If implemented well, a national reinsurance program could provide several key benefits:

  1. Stabilizing volatile markets.
    By capping insurers’ losses during large-scale disasters, the program could encourage more carriers to stay in — or return to — high-risk states like California and Florida.
  2. Lowering reinsurance costs.
    Private reinsurers, many based overseas, have drastically increased rates in recent years. A domestic, federally backed alternative could reduce those costs and improve long-term pricing stability.
  3. Protecting consumers from market collapse.
    The program could prevent the kind of mass withdrawals and nonrenewals currently devastating homeowners.
  4. Encouraging national resilience.
    By pooling risk across regions, the program recognizes that disasters are not local issues — they’re national economic threats.
“It brings to reality the fact that this isn’t just California’s problem,” Susman said. “There are catastrophic events happening all over the country. It’s a national problem.”

The Pitfalls: Politics and Polarization

But if there’s one thing both Susman and Lackey agreed on, it’s that politics could derail even the best-intentioned idea.


“That particular author could be a lightning rod,” Lackey said of Schiff. “You either love him or you despise him. And our country’s in a very dangerous position right now — we’re polarizing. You’re either on our team or the opposing team.”

Lackey warned that the growing partisan divide in American politics could sabotage serious policy discussions before they even start.


“We all need to be the American team,” he said. “We’re supposed to be the United States of America, and we’re becoming the divided states. That’s going to lead to more catastrophic outcomes.”

His hope, he said, is that the insurance debate can be depoliticized — that lawmakers and citizens alike will judge ideas on their merits rather than their authors.


“We need to talk to the issues, not the messengers,” Lackey emphasized. “Let’s stay away from political credit or criticism. Just focus on the solutions.”

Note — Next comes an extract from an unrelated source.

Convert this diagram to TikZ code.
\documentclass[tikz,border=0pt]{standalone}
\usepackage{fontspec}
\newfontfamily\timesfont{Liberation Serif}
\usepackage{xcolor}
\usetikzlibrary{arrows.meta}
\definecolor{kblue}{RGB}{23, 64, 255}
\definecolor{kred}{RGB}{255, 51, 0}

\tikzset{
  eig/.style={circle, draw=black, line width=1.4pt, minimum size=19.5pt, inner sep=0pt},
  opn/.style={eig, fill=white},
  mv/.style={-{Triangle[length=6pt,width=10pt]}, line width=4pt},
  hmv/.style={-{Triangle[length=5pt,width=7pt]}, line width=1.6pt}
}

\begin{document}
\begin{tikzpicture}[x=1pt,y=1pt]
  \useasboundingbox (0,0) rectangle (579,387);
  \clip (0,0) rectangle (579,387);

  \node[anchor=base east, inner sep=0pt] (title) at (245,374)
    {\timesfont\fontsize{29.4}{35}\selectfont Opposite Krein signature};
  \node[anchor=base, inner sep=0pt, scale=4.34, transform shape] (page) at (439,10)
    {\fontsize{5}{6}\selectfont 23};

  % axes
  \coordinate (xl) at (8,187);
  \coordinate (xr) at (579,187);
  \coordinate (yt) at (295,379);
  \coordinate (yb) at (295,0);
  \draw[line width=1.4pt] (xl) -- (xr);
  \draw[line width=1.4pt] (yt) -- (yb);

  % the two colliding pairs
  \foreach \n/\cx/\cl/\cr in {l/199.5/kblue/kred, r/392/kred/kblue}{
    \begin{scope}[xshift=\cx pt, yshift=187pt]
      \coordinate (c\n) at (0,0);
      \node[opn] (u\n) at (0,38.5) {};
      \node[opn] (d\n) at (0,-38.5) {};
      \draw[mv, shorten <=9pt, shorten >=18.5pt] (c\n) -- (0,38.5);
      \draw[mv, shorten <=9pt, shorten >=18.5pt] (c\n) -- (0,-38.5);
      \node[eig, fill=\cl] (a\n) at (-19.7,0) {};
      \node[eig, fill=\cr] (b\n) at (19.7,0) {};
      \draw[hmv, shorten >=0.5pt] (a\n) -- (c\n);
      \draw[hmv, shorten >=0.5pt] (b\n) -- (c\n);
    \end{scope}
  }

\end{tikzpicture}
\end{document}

A Cultural Shift: Bringing Civility Back to Policy

Beyond the policy itself, the conversation took a reflective turn — toward what Lackey called the “lost art of disagreement.”


“It used to be that people on both sides of the aisle would sit down and talk about something, then go have lunch,” he said. “They didn’t agree on policy — but that was okay. That’s what made the system work.”

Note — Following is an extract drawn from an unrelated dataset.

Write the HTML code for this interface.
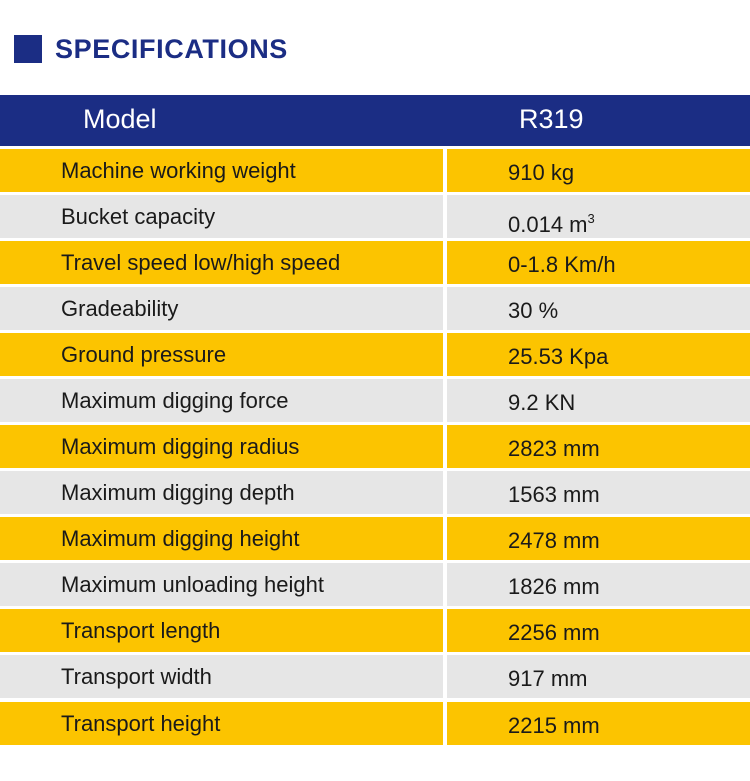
<!DOCTYPE html>
<html><head><style>
body{margin:0;width:750px;height:781px;background:#fff;position:relative;overflow:hidden;font-family:"Liberation Sans",sans-serif;}
.sq{position:absolute;left:14px;top:35px;width:28px;height:28px;background:#1b2d84;}
.title{position:absolute;left:55px;top:32px;font-size:27px;font-weight:bold;color:#1b2d84;letter-spacing:0.6px;line-height:34px;}
.hdr{position:absolute;left:0;top:95px;width:750px;height:51px;background:#1b2d84;color:#fff;font-size:27px;}
.hdr span{position:absolute;top:9px;}
.row{position:absolute;left:0;width:750px;height:43px;font-size:22px;color:#1a1a1a;}
.l,.r{position:absolute;top:0;height:43px;line-height:43px;}
.l{left:0;width:443px;padding-left:61px;box-sizing:border-box;}
.r{left:447px;width:303px;padding-left:61px;box-sizing:border-box;line-height:48px;}
.y .l,.y .r{background:#fcc400;}
.g .l,.g .r{background:#e6e6e6;}
sup{font-size:13px;vertical-align:9px;}
</style></head><body>
<div class="sq"></div><div class="title">SPECIFICATIONS</div>
<div class="hdr"><span style="left:83px">Model</span><span style="left:519px">R319</span></div>
<div class="row y" style="top:149px"><div class="l">Machine working weight</div><div class="r">910 kg</div></div>
<div class="row g" style="top:195px"><div class="l">Bucket capacity</div><div class="r">0.014 m<sup>3</sup></div></div>
<div class="row y" style="top:241px"><div class="l">Travel speed low/high speed</div><div class="r">0-1.8 Km/h</div></div>
<div class="row g" style="top:287px"><div class="l">Gradeability</div><div class="r">30 %</div></div>
<div class="row y" style="top:333px"><div class="l">Ground pressure</div><div class="r">25.53 Kpa</div></div>
<div class="row g" style="top:379px"><div class="l">Maximum digging force</div><div class="r">9.2 KN</div></div>
<div class="row y" style="top:425px"><div class="l">Maximum digging radius</div><div class="r">2823 mm</div></div>
<div class="row g" style="top:471px"><div class="l">Maximum digging depth</div><div class="r">1563 mm</div></div>
<div class="row y" style="top:517px"><div class="l">Maximum digging height</div><div class="r">2478 mm</div></div>
<div class="row g" style="top:563px"><div class="l">Maximum unloading height</div><div class="r">1826 mm</div></div>
<div class="row y" style="top:609px"><div class="l">Transport length</div><div class="r">2256 mm</div></div>
<div class="row g" style="top:655px"><div class="l">Transport width</div><div class="r">917 mm</div></div>
<div class="row y" style="top:702px"><div class="l">Transport height</div><div class="r">2215 mm</div></div>
</body></html>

Susman agreed, noting that public trust and bipartisanship are just as crucial to market stability as financial mechanisms.

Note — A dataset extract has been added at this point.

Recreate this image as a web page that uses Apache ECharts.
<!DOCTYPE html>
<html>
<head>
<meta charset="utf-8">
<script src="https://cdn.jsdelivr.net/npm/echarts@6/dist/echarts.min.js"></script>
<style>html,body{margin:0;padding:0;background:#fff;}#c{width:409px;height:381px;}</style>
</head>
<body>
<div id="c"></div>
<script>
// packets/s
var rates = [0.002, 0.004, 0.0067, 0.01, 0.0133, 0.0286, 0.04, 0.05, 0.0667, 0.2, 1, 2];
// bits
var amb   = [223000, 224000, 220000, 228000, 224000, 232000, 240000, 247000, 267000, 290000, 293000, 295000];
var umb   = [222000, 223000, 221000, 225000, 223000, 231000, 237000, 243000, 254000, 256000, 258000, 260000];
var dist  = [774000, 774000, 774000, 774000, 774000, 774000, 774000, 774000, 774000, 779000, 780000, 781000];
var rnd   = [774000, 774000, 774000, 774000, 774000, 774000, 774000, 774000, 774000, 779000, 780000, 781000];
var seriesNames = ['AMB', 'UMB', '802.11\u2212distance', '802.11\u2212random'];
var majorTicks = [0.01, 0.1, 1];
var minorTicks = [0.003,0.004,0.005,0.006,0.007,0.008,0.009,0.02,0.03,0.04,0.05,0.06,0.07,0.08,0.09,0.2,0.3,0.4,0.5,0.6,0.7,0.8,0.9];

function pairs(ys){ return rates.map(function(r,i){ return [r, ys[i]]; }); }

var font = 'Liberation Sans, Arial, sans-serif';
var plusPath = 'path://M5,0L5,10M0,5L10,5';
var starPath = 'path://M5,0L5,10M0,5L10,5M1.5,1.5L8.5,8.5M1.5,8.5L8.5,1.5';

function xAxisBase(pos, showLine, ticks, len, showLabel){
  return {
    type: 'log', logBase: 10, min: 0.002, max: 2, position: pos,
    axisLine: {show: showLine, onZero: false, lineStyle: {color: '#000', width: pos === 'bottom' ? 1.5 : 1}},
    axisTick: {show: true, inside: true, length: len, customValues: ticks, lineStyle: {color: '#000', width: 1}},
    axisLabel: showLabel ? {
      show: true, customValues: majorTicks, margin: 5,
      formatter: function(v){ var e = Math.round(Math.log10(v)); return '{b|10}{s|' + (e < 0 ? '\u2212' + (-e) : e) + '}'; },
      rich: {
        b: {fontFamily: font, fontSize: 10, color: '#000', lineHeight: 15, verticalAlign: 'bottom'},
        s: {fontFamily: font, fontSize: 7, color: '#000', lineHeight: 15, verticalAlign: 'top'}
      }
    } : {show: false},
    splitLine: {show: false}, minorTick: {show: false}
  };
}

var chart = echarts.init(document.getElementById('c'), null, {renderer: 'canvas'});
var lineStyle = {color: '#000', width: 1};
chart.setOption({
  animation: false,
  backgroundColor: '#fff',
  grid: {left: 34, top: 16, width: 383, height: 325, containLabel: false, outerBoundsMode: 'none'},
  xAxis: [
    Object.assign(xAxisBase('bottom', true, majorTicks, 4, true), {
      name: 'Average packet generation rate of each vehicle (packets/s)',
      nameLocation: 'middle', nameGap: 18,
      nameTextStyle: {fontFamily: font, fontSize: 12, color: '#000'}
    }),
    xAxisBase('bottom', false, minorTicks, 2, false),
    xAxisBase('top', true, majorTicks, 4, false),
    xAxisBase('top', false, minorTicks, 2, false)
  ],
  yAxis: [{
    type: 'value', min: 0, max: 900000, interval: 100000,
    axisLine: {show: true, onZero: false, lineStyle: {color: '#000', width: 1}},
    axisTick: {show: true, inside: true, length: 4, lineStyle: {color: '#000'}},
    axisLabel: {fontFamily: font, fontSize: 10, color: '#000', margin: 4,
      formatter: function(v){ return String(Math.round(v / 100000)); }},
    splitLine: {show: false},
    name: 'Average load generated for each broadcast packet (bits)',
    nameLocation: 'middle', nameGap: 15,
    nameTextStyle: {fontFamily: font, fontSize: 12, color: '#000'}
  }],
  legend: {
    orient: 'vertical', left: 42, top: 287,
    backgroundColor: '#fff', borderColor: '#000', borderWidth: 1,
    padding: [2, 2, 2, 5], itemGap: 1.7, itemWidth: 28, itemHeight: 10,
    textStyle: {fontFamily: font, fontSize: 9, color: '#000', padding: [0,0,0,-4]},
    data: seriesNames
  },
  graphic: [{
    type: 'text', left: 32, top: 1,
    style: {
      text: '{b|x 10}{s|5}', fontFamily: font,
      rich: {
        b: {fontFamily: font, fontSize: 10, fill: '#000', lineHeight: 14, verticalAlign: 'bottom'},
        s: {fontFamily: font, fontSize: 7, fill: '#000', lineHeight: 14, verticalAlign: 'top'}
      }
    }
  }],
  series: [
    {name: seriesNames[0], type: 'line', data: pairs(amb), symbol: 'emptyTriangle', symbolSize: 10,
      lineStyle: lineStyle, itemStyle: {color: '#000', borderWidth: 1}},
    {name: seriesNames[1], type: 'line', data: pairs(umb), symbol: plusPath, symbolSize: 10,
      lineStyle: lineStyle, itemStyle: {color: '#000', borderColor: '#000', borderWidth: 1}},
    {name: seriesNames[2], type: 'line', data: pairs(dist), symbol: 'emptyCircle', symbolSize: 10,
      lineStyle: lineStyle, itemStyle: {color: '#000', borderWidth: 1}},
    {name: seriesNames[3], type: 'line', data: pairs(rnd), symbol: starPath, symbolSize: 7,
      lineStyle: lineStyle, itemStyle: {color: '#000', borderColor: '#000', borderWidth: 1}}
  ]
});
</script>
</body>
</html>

“The generation growing up doesn’t realize that the highest levels of government used to function that way,” Lackey said. “We can fix it, but we have to make it a priority.”

That sentiment — equal parts nostalgia and urgency — underscored the broader theme of the episode: real reform requires collaboration, not confrontation.

A Step Toward National Dialogue

Even if Schiff’s proposal never becomes law, its introduction marks an important shift in the conversation. For the first time, federal lawmakers are acknowledging that insurance instability is a national infrastructure issue, not just a state-level regulatory hiccup.

Just as the federal government plays a role in backstopping banks, supporting agriculture, and responding to natural disasters, there’s a growing recognition that insurance markets themselves need structural support in an era of escalating climate risks.


“It gives me hope,” Susman said. “Because it means people outside California are starting to understand — this isn’t just a ‘California problem.’ This is everyone’s problem.”

Lessons from History: The Federal Flood Insurance Parallel

Schiff’s proposed program bears similarities to the National Flood Insurance Program (NFIP), established in 1968 after private insurers abandoned flood-prone regions.

While the NFIP has faced criticism for inefficiency and debt, it has also provided critical protection for millions of Americans in coastal and riverine communities.

A modern reinsurance program could apply the same principle more broadly — not as a retail insurer like NFIP, but as a federal risk-sharing mechanism that helps private insurers absorb the financial shock of extreme events.

If structured properly, such a system could complement — not replace — state FAIR Plans, the California Earthquake Authority, and private reinsurance markets.

The Real Challenge: Implementation and Trust

Of course, theory and practice are two very different things. Creating a federal reinsurance system would require:

  • Defining eligibility: Which disasters qualify?
  • Funding the pool: How much should each carrier contribute?
  • Oversight and transparency: Who manages the fund, and how do we ensure it’s solvent and untouchable?
  • Avoiding dependency: How do we prevent insurers from offloading too much risk onto taxpayers?

As Susman quipped, “The feds would never touch the fund — because that never happens,” underscoring a deep-seated skepticism shared by many industry veterans.

But even if imperfect, the proposal forces a long-overdue conversation about resilience, responsibility, and reform.

The Takeaway: Hope in Honest Conversation

The Insurance Hour episode closed on a hopeful note — not because Schiff’s bill offers an easy fix, but because it opens the door to something deeper: honest, bipartisan discussion about the future of risk in America.


“We can fix it,” Lackey said. “But we have to make it a priority. We have to talk honestly with each other. When people play games, respect disappears — and trust goes with it.”

Susman agreed, adding that the greatest progress will come when policymakers stop treating insurance as a niche issue and start recognizing it as a cornerstone of economic security.


“Insurance is what allows everything else to exist,” he said. “Without it, you can’t build homes, you can’t run businesses, you can’t recover after disasters. It’s the quiet backbone of our economy.”

Whether Schiff’s bill becomes law or not, it represents a symbolic acknowledgment that the U.S. insurance crisis — from California wildfires to Florida hurricanes — demands a coordinated, national response.

And as Lackey reminded listeners, sometimes the most important step toward fixing a problem isn’t passing a bill — it’s starting the conversation honestly.